Why Does Conflict Matter?
What you need to know about how ongoing parental conflict impacts children

Every separating parent I speak to asks this question in one way or another. I’ve asked it myself.
It might sound like: “I’m worried what our separation will do to our children.” Or “Don’t all kids of divorce find life difficult?” Or “What will happen to our relationship if we only see my child every other week?” And more straightforwardly: “I’m worried that we’ll mess up the kids.”
And yes, we’ve all been told that children of divorce can struggle and find life tough. But the research clearly shows that it’s not the divorce itself that has the potential to damage children; it’s the ongoing unresolved parental conflict that causes harm and can produce poor outcomes for children.
So conflict matters.
But why does it matter so much?
We’re our children’s protectors, their foundation and their safe harbours. When they see the two people they love and look to for security and safety arguing, disagreeing and generally not getting along, they quietly question their own safety. And over time, ongoing, unresolved conflict can erode their sense of security and shape their stress responses, relationships, and sense of self.
It doesn’t have to involve shouting or big rows to matter. Children are amazingly perceptive. They scan our faces at handovers. They listen to the tone of our voice on the phone. They pick up on intonation and word choice when we’re talking about their other parent.
But the research also tells us something hopeful. The depth of the relationship our children have with each of us (when it's safe to do so) is a vital protective factor. That means that less conflict and a deeper connection genuinely help mitigate the impact of family separation. Which means there are things we can do, starting now:
Three ways to reduce co-parent conflict
- Treat your co-parenting relationship like a business partnership, and the business is your kids. Keep communication focused on practical, child-centred matters and be brief, clear, polite and firm.
- Repair quickly when things go wrong. Repairing after disagreements is really important to building or rebuilding trust. Don’t let a difficult conversation or exchange fester. A simple "That didn't go well, can we try again?" helps to reset the tone and stops small friction from becoming entrenched hostility.
- Pause and breathe. When things get heated, take a moment. Sit on an email overnight, take time to tone down a WhatsApp response and set a boundary when you need some time and space. Pausing helps us to respond thoughtfully rather than react emotionally.

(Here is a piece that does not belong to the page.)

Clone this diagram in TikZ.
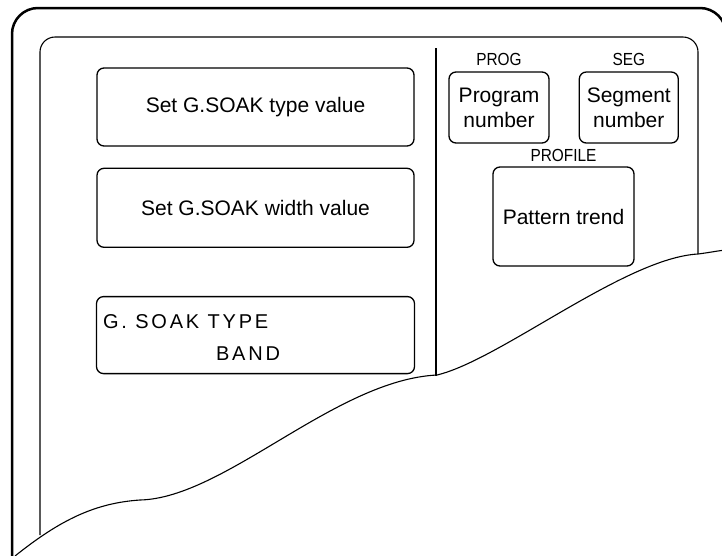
\documentclass[tikz,border=0pt]{standalone}
\usepackage{fontspec}
\setmainfont{Liberation Sans}
\usepackage{tikz}
\usetikzlibrary{positioning,calc}

\begin{document}
\begin{tikzpicture}[x=1pt, y=-1pt, node distance=21pt,
    panel/.style={rectangle, draw, line width=1.3pt, rounded corners=7pt, align=center, inner sep=0pt, font=\fontsize{21}{25}\selectfont},
    tag/.style={inner sep=1pt, font=\fontsize{17.5}{19}\selectfont\addfontfeature{FakeStretch=0.88}},
    lcdtext/.style={inner sep=0pt, anchor=base west, font=\fontsize{20}{24}\selectfont\addfontfeature{LetterSpace=14}}]
    \useasboundingbox (0,0) rectangle (722,555);
    \begin{scope}
        \clip (0,0) rectangle (722,555);
        \draw[line width=2.5pt, rounded corners=26pt] (12,560) -- (12,8) -- (726,8) -- (726,560);
    \end{scope}
    \draw[line width=1.1pt, rounded corners=15pt] (40,535) -- (40,37) -- (698,37) -- (698,254);
    \draw[line width=2pt] (436,48) -- (436,376);
    \draw[line width=1.1pt] (15,556) .. controls (60,520) and (95,503) .. (140,500)
        .. controls (225,498) and (335,380) .. (437,375)
        .. controls (500,360) and (625,258) .. (698,254)
        .. controls (710,252.5) and (716,251) .. (726,250);

    \node[panel, minimum width=317pt, minimum height=78pt] (typeset) at (255.5,107) {Set G.SOAK type value};
    \node[panel, minimum width=317pt, minimum height=79pt, below=21pt of typeset] (widthset) {Set G.SOAK width value};
    \node[panel, minimum width=318pt, minimum height=77pt, below=48pt of widthset] (lcd) {};
    \node[lcdtext] (lcdtop) at ($(lcd.north west)+(7,33)$) {G. SOAK TYPE};
    \node[lcdtext] (lcdbottom) at ($(lcd.north west)+(120,65)$) {BAND};

    \node[panel, minimum width=100pt, minimum height=71pt] (prog) at (499,107.5) {Program\\number};
    \node[panel, minimum width=99pt, minimum height=71pt, right=29pt of prog] (seg) {Segment\\number};
    \node[panel, minimum width=141pt, minimum height=99pt] (profile) at (563.5,216.5) {Pattern trend};
    \node[tag, above=4pt of prog] (progtag) {PROG};
    \node[tag, above=4pt of seg] (segtag) {SEG};
    \node[tag, above=3pt of profile] (profiletag) {PROFILE};
\end{tikzpicture}
\end{document}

Three ways to deepen your relationship with your child
- One-to-one time. No matter their age, child-directed one-to-one time is remarkably powerful. Make time, put away the phone, follow their lead, resist the urge to direct, correct or improve and just be present. The research is clear: even ten minutes of focused attention, where they feel truly seen, can profoundly deepen your connection.
- Name what you notice: "You seem a bit sad tonight." "That looks really frustrating." Simply reflecting your child's emotional experience back to them, without trying to fix it or take it away, builds emotional security from the inside out. It tells them: I see you, you're not alone, and your feelings make sense.
- Create small rituals of connection: A goodnight routine, a Saturday morning tradition, a special handshake. Repeated rituals signal to children that they're safe and that you're reliable. They don't need to be elaborate — they just need to be yours. And they're a particularly good way to reconnect after handovers.
We don't have to get every handover right, or say exactly the right thing when our child is upset, or never let our frustration show. What children need isn't a perfect parent; they need us, showing up as consistently and warmly as we can, in two homes that both feel like theirs.